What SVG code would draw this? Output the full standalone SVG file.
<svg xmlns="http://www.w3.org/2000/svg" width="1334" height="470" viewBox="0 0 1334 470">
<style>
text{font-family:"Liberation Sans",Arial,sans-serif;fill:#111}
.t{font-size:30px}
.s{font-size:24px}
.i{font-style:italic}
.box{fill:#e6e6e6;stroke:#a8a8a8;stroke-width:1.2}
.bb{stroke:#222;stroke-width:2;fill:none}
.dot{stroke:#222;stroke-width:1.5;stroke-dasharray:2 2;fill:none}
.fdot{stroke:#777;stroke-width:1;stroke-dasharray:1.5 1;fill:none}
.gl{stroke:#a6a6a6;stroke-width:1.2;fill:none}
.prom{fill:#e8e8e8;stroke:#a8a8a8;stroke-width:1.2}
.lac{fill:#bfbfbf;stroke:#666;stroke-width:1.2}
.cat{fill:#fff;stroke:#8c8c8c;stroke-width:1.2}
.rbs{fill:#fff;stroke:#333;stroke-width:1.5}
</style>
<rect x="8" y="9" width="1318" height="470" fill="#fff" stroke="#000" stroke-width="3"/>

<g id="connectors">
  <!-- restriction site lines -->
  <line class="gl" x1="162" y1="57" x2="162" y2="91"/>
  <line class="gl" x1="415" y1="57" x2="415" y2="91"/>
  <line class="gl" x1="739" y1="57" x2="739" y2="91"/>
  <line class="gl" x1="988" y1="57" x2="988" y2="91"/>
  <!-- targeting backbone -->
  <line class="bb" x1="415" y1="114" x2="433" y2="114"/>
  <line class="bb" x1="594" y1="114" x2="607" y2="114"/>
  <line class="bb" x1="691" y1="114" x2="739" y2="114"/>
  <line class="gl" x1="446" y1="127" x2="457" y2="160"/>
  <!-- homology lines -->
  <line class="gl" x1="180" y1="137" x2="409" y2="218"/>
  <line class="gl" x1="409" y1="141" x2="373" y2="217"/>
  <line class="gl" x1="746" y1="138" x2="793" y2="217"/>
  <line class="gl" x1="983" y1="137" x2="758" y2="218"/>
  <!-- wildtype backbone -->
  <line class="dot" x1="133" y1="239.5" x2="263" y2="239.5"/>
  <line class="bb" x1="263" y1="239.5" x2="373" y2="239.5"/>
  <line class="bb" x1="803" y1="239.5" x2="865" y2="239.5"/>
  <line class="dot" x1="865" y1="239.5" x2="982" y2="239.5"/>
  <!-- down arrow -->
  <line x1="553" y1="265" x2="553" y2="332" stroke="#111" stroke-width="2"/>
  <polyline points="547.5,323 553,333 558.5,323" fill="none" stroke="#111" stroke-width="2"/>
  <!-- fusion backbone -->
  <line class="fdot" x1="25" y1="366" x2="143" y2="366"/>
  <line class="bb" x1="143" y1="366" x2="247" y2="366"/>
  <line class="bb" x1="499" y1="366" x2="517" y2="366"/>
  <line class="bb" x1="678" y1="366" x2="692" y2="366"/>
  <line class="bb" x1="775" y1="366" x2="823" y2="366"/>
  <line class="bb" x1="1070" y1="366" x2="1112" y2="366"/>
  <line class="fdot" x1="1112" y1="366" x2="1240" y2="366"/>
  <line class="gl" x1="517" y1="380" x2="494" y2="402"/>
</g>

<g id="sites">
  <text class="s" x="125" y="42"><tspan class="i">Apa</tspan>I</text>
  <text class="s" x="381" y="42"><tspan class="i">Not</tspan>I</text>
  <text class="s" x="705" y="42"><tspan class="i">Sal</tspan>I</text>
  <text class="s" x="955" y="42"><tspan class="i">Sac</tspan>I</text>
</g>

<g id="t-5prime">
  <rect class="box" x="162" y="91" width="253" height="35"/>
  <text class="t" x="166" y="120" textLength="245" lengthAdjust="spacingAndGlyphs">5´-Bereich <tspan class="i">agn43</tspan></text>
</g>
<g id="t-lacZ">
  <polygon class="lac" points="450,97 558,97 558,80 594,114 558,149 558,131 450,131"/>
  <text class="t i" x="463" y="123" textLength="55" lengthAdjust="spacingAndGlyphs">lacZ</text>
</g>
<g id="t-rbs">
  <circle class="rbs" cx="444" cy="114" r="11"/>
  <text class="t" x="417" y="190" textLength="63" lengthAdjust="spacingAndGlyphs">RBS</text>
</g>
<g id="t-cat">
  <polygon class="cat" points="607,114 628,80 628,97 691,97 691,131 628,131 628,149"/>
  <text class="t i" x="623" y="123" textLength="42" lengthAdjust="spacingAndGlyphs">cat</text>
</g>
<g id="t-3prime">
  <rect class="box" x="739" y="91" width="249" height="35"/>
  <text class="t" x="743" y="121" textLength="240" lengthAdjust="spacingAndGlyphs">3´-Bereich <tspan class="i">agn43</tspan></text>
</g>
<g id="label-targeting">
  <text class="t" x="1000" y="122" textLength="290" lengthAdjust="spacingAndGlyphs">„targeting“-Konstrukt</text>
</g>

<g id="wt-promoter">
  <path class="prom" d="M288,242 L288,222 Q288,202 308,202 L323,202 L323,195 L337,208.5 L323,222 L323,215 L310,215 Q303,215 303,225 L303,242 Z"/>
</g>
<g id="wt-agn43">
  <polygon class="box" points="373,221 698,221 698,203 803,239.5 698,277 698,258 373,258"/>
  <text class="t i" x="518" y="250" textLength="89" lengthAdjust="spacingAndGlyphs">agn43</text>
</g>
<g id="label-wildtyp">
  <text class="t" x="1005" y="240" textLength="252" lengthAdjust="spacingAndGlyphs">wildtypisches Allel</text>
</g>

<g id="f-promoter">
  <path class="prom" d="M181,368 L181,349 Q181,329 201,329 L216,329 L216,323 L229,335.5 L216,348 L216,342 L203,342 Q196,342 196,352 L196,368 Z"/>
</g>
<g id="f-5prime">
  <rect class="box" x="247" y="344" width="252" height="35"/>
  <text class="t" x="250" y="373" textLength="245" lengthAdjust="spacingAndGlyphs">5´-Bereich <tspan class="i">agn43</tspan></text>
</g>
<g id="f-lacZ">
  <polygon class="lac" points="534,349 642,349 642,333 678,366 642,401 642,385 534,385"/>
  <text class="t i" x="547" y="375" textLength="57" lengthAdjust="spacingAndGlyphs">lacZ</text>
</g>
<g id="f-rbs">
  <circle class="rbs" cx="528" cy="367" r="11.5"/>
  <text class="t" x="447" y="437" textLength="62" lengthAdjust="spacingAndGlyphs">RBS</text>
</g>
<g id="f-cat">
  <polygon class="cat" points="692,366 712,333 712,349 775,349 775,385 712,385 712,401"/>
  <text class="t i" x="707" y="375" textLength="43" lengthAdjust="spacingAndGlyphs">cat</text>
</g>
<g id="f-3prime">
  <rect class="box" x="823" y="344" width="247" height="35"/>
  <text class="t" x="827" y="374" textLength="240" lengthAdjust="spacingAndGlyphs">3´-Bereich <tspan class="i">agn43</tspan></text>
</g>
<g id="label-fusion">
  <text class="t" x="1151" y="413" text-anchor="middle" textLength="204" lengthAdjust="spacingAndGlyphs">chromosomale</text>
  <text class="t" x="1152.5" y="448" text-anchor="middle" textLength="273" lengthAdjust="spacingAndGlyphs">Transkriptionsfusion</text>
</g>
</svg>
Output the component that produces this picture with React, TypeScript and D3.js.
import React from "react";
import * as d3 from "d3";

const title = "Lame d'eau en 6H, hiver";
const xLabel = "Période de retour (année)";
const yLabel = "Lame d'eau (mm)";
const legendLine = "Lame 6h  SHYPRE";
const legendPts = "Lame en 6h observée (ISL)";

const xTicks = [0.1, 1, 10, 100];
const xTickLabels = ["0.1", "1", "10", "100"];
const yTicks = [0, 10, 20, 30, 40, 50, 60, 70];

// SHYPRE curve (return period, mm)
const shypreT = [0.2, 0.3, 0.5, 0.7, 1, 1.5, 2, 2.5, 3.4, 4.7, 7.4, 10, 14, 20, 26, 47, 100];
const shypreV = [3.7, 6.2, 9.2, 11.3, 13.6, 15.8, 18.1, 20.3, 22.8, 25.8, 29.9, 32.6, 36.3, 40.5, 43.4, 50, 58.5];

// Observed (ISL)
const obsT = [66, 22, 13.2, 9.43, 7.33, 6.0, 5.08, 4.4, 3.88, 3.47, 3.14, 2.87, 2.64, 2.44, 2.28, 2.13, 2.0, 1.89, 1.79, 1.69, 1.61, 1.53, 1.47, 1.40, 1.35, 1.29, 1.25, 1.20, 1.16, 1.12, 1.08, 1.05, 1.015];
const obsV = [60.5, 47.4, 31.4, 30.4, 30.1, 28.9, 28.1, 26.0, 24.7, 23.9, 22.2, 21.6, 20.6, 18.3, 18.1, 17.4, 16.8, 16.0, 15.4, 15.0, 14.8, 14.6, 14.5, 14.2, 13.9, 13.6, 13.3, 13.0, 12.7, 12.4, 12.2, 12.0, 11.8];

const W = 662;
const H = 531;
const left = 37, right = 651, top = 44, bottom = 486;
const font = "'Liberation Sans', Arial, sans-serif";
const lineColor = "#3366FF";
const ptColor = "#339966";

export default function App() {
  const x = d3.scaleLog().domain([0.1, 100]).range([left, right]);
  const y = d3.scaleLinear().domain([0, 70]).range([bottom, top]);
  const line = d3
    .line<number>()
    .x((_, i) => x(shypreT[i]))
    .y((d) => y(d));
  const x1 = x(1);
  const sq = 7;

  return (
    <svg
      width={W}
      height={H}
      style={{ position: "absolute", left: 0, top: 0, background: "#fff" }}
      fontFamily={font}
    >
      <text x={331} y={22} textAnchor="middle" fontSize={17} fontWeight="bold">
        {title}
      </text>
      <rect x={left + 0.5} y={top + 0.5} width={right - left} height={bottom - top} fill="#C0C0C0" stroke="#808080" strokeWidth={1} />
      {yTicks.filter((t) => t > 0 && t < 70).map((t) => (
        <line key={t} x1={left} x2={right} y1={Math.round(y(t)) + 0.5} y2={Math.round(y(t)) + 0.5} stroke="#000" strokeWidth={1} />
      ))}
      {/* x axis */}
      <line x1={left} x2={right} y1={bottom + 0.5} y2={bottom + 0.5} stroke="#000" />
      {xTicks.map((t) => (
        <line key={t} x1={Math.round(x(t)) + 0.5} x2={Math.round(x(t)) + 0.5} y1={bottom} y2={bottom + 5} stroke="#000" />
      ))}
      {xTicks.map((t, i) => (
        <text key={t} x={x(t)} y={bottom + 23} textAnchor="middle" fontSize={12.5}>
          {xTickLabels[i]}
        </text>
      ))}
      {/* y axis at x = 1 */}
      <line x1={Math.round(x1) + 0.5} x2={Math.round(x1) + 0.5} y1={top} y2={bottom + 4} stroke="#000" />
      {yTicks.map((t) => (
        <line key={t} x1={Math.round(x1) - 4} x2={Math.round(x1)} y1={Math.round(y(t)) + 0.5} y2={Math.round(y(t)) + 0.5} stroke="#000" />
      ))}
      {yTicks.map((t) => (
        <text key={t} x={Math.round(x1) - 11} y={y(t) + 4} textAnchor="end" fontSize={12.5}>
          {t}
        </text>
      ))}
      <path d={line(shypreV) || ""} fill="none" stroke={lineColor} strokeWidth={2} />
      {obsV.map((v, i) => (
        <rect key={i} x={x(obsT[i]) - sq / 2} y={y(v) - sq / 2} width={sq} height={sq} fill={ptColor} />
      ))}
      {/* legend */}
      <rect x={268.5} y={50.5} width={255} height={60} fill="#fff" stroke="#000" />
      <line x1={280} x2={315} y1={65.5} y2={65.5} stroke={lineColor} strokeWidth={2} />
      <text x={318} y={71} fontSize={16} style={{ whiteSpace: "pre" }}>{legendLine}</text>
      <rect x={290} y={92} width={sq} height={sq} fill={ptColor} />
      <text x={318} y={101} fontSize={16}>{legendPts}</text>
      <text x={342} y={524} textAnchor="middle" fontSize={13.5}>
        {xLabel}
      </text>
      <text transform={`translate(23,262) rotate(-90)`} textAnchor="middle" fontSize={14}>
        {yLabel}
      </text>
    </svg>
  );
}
◇ ◇ ◇ ◇
> _EXERCISE TASK_: Look through the entries and work out how many lines have the word "this" in them; reply with that number only.

> _SOLVED EXERCISE_: 2